▶ [Data section]
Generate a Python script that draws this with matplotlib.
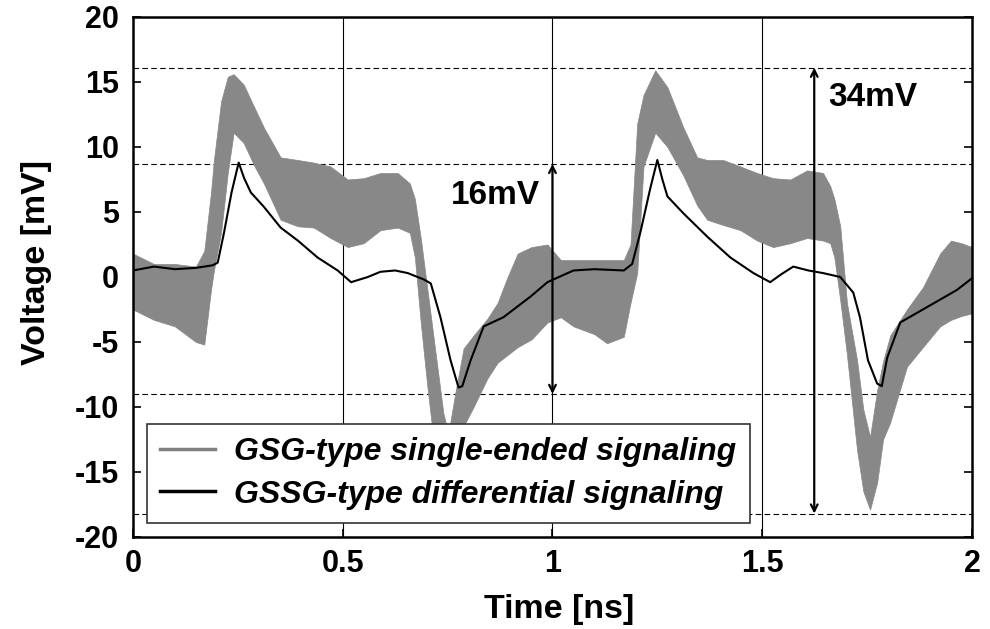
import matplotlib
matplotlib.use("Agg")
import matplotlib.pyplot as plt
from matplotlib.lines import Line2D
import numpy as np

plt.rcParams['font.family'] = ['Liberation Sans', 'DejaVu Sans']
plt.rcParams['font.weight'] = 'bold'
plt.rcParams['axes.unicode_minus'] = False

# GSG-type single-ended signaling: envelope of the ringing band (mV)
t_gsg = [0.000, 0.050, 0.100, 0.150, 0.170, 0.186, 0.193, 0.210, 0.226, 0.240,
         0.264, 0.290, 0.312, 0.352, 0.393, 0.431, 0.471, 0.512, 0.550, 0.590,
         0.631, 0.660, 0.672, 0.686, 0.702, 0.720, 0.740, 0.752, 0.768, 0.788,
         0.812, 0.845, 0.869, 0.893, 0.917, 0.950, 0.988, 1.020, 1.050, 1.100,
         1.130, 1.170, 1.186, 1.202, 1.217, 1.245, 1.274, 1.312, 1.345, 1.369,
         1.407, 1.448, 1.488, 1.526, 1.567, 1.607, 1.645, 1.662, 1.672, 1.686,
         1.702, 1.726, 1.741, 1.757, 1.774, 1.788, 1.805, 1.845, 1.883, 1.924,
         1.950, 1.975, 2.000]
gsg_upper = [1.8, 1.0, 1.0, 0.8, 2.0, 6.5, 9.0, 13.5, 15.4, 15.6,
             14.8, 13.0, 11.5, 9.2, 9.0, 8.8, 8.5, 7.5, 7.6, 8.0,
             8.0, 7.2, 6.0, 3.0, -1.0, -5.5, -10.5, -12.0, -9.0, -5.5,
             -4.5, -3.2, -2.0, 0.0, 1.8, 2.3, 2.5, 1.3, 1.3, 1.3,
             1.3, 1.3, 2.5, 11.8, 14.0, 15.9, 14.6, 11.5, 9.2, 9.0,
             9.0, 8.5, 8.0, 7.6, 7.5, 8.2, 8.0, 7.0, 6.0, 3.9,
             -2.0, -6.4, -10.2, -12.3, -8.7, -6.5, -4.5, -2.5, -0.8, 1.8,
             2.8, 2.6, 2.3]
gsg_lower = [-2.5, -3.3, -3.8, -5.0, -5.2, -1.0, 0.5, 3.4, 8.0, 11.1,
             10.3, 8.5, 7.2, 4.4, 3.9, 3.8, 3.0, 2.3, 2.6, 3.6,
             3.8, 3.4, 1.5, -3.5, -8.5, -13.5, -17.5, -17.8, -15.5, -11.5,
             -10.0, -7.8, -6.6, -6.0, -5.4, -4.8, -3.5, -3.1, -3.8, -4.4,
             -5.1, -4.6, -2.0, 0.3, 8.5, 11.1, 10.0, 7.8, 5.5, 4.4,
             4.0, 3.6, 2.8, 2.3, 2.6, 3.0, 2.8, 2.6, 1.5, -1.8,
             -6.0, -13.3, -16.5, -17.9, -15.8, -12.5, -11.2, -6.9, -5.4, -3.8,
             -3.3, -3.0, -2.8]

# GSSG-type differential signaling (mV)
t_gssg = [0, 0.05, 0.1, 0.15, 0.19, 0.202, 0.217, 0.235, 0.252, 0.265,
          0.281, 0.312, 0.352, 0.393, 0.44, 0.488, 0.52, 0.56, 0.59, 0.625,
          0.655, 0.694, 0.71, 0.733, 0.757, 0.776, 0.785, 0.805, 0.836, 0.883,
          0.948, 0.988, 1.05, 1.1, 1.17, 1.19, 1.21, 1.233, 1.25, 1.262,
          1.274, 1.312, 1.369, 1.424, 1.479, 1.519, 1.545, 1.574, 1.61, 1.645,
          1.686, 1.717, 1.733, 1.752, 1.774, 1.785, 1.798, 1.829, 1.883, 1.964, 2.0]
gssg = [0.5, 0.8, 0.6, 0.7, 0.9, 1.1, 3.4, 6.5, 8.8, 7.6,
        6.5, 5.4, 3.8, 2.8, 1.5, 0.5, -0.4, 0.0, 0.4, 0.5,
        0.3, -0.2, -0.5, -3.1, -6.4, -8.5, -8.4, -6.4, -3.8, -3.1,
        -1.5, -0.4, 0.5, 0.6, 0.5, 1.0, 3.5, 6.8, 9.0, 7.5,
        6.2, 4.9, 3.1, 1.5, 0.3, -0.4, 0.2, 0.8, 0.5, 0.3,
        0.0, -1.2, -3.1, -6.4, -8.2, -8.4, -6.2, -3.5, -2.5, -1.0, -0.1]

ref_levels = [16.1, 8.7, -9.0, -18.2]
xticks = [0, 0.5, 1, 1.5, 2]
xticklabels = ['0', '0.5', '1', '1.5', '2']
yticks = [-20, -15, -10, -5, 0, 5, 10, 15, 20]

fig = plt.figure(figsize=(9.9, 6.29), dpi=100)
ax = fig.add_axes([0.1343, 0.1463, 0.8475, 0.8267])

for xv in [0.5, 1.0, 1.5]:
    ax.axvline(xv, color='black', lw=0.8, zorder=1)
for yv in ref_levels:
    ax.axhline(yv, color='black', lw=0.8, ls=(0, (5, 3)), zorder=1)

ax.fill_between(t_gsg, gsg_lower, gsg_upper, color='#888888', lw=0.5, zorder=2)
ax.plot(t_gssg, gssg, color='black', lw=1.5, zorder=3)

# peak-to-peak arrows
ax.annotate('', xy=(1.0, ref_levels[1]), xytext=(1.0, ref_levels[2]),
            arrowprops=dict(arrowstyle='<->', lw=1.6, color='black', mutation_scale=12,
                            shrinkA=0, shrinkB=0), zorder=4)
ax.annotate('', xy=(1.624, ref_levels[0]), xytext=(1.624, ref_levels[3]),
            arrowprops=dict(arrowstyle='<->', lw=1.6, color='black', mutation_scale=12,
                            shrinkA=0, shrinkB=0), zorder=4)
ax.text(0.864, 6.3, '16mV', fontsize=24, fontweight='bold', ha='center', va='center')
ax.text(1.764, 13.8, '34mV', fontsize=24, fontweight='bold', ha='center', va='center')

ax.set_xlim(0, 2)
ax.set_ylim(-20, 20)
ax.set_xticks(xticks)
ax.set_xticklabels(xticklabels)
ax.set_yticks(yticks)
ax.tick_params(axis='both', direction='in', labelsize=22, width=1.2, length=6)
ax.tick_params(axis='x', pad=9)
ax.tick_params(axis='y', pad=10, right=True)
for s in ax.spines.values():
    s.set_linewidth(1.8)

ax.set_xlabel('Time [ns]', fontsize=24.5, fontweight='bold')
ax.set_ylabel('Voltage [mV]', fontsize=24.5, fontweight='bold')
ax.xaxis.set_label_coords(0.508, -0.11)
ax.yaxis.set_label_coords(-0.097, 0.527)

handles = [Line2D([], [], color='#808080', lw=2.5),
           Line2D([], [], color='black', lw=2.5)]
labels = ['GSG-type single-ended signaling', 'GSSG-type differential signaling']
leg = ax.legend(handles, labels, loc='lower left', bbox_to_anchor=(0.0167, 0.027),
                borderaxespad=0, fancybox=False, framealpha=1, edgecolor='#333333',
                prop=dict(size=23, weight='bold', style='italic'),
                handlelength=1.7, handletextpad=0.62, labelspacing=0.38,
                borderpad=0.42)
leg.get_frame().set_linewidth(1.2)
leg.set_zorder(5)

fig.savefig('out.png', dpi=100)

▶ [Goal]
Give again, exactly, the lines from the start of the data through the one holding "plt.rcParams['axes.unicode_minus'] = False"; omit the pictures.

▶ [Exercise output]
Generate a Python script that draws this with matplotlib.
import matplotlib
matplotlib.use("Agg")
import matplotlib.pyplot as plt
from matplotlib.lines import Line2D
import numpy as np

plt.rcParams['font.family'] = ['Liberation Sans', 'DejaVu Sans']
plt.rcParams['font.weight'] = 'bold'
plt.rcParams['axes.unicode_minus'] = False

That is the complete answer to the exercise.